— start —

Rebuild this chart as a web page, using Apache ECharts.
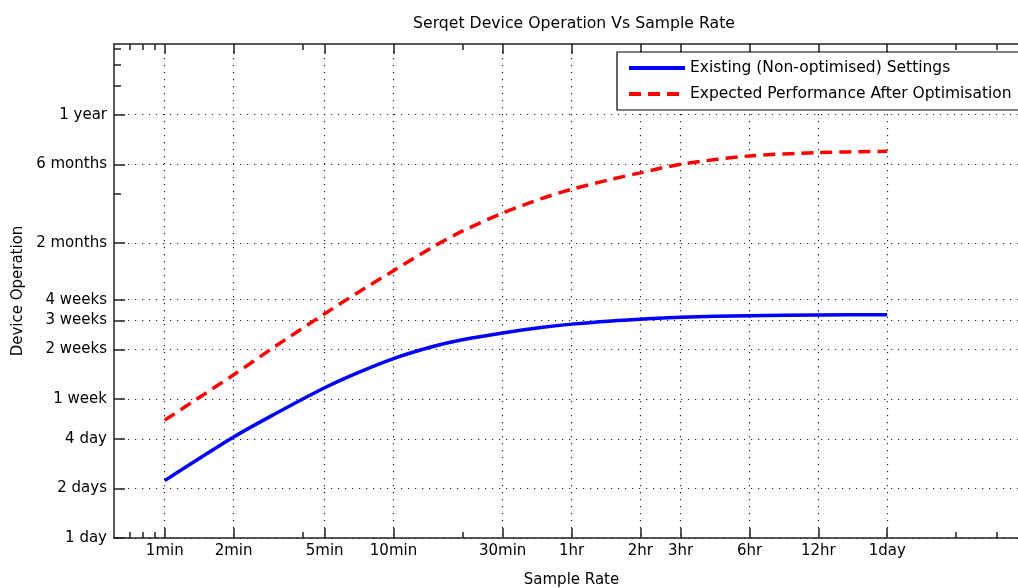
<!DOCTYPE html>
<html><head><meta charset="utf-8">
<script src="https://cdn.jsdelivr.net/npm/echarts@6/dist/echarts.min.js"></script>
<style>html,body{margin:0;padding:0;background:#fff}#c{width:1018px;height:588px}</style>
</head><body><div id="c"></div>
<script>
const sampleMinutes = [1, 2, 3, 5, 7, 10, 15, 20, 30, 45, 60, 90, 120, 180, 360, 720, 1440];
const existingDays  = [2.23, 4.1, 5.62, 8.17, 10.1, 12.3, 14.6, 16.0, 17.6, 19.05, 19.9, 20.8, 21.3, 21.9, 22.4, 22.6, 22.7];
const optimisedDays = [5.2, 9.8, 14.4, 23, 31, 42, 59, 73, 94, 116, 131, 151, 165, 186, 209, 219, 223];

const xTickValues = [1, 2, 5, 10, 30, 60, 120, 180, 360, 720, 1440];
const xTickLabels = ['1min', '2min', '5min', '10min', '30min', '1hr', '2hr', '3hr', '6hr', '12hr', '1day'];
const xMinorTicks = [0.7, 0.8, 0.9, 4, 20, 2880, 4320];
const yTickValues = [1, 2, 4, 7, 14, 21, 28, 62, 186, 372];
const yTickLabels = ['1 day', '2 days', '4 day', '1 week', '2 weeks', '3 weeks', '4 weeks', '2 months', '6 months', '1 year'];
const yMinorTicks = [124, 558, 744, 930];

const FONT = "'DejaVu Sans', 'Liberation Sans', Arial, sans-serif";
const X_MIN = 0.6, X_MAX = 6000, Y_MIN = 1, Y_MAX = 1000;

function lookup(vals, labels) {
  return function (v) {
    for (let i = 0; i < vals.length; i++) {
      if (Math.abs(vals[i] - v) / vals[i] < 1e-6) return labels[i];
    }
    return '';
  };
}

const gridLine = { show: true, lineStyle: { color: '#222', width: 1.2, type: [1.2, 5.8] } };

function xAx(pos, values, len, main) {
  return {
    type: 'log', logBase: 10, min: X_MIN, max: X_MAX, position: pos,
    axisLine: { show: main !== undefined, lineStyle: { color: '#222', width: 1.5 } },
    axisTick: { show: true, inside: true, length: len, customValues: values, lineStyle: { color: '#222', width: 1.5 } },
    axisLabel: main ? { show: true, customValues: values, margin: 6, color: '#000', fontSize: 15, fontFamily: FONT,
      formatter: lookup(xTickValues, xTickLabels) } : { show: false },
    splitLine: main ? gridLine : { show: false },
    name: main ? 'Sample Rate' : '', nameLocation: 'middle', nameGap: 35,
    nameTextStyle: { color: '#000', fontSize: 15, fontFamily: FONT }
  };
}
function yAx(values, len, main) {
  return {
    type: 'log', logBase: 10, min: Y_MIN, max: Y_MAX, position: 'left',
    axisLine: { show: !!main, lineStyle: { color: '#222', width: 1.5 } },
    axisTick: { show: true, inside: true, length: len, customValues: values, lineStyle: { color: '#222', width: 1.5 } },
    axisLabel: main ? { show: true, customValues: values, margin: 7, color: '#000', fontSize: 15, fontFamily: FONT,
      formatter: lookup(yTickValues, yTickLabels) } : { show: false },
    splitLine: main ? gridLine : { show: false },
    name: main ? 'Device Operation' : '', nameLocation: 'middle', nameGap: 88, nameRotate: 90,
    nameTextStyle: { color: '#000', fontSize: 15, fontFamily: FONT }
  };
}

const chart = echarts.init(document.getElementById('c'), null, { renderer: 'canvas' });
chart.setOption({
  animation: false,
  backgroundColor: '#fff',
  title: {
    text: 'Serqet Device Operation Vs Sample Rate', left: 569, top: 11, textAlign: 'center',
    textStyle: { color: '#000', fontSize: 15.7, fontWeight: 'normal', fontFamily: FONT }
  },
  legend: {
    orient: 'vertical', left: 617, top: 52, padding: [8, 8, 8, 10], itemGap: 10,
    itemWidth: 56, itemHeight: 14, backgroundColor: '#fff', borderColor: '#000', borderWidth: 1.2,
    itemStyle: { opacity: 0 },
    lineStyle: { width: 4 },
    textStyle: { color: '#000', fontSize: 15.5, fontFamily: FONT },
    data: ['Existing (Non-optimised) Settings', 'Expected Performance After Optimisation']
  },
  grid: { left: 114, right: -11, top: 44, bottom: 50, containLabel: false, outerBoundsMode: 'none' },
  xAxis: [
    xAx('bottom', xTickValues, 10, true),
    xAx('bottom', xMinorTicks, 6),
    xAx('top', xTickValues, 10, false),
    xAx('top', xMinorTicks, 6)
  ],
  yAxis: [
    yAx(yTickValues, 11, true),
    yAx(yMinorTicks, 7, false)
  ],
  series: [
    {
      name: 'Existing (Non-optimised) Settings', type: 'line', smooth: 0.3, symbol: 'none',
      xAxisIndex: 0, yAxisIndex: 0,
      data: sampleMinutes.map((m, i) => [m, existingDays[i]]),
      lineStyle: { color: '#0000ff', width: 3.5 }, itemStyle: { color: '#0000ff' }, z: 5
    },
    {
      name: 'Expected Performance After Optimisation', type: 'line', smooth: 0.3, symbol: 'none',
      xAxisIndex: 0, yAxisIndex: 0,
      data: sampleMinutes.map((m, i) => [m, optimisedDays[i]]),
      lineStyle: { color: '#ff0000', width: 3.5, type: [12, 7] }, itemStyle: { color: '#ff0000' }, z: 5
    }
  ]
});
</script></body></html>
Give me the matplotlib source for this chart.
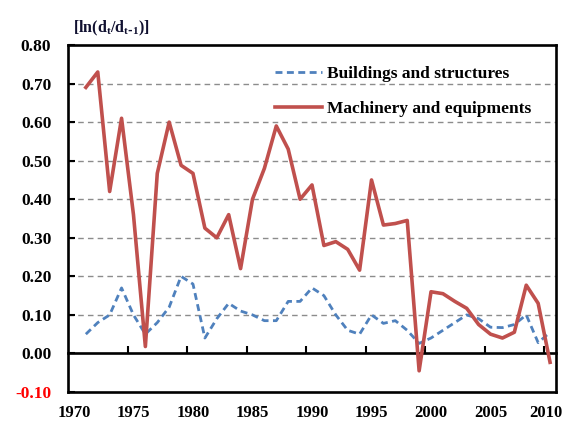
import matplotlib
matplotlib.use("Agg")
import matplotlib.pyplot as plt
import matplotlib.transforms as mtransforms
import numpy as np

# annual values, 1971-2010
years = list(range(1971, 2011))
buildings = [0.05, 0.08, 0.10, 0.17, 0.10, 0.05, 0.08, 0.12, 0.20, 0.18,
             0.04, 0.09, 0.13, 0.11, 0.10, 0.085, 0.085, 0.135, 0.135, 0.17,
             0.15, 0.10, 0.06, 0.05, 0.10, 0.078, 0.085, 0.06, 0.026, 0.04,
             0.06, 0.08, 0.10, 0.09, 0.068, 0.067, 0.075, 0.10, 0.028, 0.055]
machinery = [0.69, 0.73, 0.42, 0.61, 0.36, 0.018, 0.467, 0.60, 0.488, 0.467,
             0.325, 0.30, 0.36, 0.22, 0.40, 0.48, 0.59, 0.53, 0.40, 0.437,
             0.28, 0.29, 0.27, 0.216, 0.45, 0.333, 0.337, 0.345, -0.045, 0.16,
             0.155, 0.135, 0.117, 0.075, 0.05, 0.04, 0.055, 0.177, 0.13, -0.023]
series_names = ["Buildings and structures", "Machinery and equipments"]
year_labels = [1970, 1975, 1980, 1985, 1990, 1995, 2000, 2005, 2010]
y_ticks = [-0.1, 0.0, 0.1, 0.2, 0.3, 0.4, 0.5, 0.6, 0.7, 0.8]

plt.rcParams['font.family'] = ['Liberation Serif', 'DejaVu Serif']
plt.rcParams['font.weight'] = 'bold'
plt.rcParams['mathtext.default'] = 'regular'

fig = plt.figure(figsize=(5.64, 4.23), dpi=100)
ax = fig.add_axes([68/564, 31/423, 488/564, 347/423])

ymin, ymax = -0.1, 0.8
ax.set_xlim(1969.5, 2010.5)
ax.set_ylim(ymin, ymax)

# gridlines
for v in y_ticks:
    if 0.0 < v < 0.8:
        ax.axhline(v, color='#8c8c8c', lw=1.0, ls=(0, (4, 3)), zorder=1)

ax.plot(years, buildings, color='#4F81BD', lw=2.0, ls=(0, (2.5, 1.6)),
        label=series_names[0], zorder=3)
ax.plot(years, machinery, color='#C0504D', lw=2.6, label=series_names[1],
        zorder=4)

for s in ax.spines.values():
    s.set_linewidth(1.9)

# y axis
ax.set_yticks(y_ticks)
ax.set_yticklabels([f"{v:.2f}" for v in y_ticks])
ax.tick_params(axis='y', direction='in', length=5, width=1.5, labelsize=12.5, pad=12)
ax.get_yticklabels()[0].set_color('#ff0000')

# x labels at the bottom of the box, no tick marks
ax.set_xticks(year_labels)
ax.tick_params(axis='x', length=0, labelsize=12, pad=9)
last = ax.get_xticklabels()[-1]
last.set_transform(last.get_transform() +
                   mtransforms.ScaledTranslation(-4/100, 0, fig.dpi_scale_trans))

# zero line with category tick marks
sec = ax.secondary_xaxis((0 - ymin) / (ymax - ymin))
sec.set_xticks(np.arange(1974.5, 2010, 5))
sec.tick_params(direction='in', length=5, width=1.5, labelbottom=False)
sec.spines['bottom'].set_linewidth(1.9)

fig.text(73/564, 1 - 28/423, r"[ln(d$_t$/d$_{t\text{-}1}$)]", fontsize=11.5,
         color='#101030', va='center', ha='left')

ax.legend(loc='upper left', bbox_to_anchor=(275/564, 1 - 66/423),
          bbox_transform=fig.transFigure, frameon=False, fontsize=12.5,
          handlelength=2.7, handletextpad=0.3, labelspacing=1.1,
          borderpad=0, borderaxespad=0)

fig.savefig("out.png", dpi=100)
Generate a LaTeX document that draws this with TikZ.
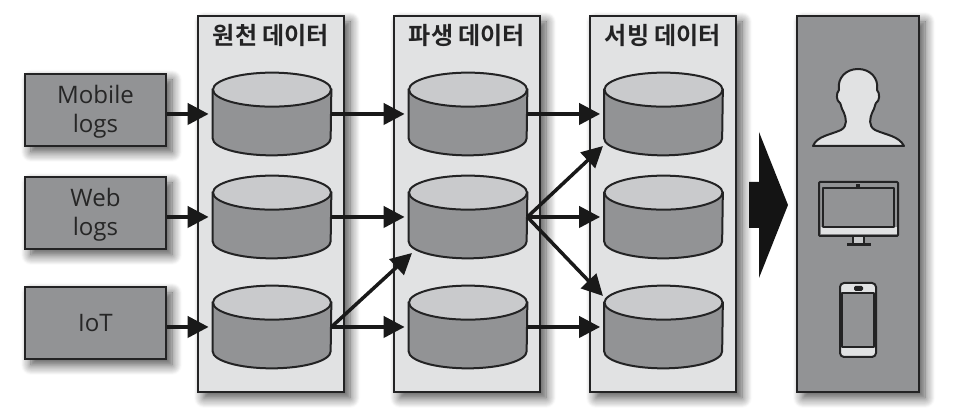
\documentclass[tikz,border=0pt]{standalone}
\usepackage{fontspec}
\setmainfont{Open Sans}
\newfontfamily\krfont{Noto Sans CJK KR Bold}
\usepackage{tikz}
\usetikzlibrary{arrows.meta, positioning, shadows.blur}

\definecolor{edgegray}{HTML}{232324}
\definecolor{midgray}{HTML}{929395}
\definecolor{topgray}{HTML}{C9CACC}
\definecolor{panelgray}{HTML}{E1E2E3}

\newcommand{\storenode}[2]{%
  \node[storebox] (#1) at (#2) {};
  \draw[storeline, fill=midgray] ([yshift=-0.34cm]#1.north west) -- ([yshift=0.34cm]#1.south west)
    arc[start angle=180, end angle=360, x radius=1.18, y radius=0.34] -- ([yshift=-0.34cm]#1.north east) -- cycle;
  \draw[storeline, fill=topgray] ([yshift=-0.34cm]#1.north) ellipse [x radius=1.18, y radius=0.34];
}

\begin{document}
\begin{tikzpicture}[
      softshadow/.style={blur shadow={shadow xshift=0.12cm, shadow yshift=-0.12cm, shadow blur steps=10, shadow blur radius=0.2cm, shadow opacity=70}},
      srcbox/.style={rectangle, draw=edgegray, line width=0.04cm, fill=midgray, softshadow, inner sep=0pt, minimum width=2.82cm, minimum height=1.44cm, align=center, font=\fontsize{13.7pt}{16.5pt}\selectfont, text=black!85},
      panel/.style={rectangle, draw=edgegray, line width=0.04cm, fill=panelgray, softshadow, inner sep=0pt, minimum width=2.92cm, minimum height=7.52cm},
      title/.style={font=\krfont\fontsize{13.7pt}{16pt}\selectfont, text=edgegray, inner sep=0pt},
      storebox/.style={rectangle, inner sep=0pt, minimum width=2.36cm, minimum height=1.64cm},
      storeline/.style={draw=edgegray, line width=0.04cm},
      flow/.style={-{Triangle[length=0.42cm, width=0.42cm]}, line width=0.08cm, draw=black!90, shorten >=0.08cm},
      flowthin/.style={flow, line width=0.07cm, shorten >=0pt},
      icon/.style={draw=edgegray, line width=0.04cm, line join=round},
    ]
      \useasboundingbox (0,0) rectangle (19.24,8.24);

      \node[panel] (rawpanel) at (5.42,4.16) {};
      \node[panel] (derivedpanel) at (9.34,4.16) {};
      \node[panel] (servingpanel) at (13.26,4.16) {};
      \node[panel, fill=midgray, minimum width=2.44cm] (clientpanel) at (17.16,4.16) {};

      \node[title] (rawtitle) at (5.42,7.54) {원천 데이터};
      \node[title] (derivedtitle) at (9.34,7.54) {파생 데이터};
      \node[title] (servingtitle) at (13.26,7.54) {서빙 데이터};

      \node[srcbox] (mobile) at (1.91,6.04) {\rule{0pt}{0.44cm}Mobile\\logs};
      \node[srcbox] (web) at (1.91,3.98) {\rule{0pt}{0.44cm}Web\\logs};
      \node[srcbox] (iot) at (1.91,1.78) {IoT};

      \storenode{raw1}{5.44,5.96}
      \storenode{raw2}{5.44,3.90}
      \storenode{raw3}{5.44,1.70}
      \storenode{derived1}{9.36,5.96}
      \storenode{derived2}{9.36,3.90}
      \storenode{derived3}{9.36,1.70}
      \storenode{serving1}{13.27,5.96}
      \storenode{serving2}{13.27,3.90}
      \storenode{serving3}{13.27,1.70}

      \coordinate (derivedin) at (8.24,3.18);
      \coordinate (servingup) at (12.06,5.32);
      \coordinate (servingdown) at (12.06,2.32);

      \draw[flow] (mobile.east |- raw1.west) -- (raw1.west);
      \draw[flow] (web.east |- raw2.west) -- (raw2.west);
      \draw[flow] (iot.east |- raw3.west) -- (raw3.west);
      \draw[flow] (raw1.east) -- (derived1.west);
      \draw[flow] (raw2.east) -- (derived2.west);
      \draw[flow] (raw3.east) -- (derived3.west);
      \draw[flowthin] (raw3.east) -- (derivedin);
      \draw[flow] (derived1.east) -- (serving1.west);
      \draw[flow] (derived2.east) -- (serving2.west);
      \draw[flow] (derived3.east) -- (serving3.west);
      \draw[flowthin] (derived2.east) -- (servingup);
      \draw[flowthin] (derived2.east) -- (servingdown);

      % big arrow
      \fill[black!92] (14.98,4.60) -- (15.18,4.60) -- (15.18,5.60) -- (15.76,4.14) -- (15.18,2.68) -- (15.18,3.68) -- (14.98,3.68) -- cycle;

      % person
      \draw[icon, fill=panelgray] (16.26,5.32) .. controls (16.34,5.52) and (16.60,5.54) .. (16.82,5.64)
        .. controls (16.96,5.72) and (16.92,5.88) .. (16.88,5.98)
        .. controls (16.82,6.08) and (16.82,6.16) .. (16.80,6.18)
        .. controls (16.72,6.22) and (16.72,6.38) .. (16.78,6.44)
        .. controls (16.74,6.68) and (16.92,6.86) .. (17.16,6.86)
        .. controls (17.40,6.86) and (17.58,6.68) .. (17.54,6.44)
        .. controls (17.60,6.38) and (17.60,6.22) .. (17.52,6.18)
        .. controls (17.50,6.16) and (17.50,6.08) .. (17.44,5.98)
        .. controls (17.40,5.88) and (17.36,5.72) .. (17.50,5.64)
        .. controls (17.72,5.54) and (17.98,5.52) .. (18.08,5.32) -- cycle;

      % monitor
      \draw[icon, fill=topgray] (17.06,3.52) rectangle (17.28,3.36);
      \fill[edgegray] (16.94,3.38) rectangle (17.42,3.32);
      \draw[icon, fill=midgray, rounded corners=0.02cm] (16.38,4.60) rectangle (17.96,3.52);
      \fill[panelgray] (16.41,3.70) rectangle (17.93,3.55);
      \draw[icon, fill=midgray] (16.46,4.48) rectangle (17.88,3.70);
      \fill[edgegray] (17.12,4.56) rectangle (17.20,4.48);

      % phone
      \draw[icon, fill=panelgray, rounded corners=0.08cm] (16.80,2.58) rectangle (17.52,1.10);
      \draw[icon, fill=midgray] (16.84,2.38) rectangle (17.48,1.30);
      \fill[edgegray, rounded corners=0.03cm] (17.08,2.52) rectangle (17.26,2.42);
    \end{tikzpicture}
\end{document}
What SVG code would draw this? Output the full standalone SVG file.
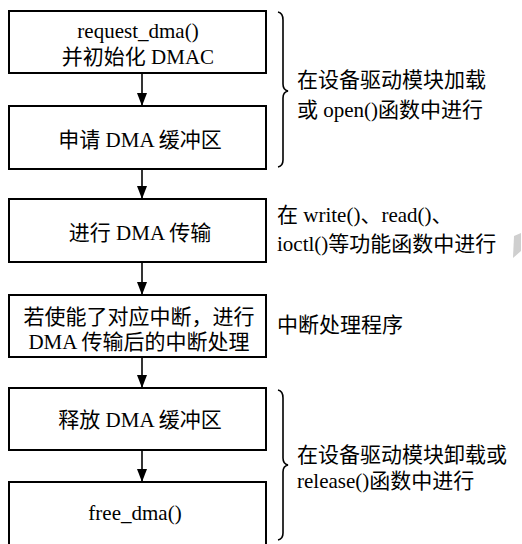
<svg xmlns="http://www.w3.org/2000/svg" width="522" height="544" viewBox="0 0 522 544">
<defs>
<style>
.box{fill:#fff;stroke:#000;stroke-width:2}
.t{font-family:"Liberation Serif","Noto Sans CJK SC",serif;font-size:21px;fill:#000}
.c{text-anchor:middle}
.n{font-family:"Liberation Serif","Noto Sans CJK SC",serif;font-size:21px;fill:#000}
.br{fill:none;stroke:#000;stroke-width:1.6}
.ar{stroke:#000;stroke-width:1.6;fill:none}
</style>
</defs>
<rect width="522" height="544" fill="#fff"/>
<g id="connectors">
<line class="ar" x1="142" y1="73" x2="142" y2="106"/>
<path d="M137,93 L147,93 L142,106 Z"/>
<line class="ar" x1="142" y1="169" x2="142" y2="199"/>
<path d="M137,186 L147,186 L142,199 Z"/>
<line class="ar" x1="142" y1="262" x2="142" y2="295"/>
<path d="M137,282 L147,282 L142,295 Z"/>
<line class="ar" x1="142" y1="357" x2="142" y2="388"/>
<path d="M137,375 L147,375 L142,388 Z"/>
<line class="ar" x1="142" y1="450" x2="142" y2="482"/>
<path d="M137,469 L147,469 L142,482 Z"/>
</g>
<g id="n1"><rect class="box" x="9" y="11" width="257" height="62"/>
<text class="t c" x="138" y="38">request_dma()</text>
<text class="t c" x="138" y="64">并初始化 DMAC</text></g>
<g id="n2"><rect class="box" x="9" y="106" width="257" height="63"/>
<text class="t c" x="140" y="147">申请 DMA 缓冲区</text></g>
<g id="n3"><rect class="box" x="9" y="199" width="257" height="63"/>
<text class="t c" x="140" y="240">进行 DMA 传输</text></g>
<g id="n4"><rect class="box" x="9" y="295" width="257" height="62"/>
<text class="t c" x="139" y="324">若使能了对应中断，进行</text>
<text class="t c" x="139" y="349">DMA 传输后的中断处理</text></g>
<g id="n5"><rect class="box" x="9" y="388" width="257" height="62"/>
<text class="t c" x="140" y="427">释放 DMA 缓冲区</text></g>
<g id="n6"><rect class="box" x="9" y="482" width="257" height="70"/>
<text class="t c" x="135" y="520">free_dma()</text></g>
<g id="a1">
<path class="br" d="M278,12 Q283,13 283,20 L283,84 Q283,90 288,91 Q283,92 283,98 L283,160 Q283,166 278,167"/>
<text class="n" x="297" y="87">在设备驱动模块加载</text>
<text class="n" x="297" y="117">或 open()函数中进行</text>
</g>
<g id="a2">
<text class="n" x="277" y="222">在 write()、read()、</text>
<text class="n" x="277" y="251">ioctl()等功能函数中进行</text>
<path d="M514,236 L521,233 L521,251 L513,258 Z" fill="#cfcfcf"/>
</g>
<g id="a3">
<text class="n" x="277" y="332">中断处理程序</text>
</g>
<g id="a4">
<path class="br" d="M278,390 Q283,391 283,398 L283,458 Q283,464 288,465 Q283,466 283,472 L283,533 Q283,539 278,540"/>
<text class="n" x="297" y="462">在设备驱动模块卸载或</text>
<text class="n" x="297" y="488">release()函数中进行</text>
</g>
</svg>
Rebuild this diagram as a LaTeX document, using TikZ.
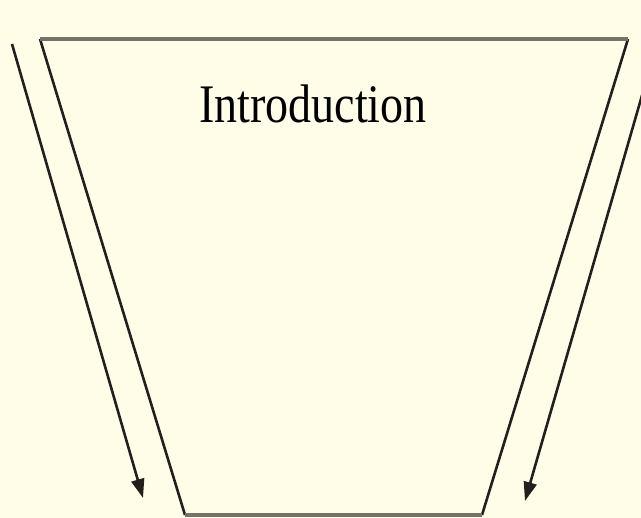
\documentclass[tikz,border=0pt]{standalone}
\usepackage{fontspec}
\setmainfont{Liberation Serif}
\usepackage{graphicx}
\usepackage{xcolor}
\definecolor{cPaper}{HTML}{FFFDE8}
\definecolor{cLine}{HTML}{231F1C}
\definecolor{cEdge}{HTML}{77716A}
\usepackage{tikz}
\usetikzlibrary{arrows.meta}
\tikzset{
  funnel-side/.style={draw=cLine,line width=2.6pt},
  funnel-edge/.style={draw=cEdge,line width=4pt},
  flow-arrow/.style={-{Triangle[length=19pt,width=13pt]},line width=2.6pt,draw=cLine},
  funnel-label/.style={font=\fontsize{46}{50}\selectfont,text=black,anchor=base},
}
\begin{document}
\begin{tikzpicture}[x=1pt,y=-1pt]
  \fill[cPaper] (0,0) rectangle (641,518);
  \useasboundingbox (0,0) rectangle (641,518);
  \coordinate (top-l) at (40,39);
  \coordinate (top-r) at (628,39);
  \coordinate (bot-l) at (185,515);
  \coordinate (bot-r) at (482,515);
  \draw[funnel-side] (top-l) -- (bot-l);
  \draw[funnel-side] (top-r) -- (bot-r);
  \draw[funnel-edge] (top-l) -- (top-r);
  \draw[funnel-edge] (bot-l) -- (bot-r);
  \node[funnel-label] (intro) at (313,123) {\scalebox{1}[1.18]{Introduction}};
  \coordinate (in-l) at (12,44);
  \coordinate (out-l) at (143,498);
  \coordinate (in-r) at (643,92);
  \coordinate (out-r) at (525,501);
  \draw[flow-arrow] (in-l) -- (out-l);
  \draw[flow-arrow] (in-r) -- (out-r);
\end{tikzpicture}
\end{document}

— end —

The lines from the top of the data above through the one holding "const yMinorTicks = [124, 558, 744, 930];" are to be repeated exactly, and only those, with no pictures.

Rebuild this chart as a web page, using Apache ECharts.
<!DOCTYPE html>
<html><head><meta charset="utf-8">
<script src="https://cdn.jsdelivr.net/npm/echarts@6/dist/echarts.min.js"></script>
<style>html,body{margin:0;padding:0;background:#fff}#c{width:1018px;height:588px}</style>
</head><body><div id="c"></div>
<script>
const sampleMinutes = [1, 2, 3, 5, 7, 10, 15, 20, 30, 45, 60, 90, 120, 180, 360, 720, 1440];
const existingDays  = [2.23, 4.1, 5.62, 8.17, 10.1, 12.3, 14.6, 16.0, 17.6, 19.05, 19.9, 20.8, 21.3, 21.9, 22.4, 22.6, 22.7];
const optimisedDays = [5.2, 9.8, 14.4, 23, 31, 42, 59, 73, 94, 116, 131, 151, 165, 186, 209, 219, 223];

const xTickValues = [1, 2, 5, 10, 30, 60, 120, 180, 360, 720, 1440];
const xTickLabels = ['1min', '2min', '5min', '10min', '30min', '1hr', '2hr', '3hr', '6hr', '12hr', '1day'];
const xMinorTicks = [0.7, 0.8, 0.9, 4, 20, 2880, 4320];
const yTickValues = [1, 2, 4, 7, 14, 21, 28, 62, 186, 372];
const yTickLabels = ['1 day', '2 days', '4 day', '1 week', '2 weeks', '3 weeks', '4 weeks', '2 months', '6 months', '1 year'];
const yMinorTicks = [124, 558, 744, 930];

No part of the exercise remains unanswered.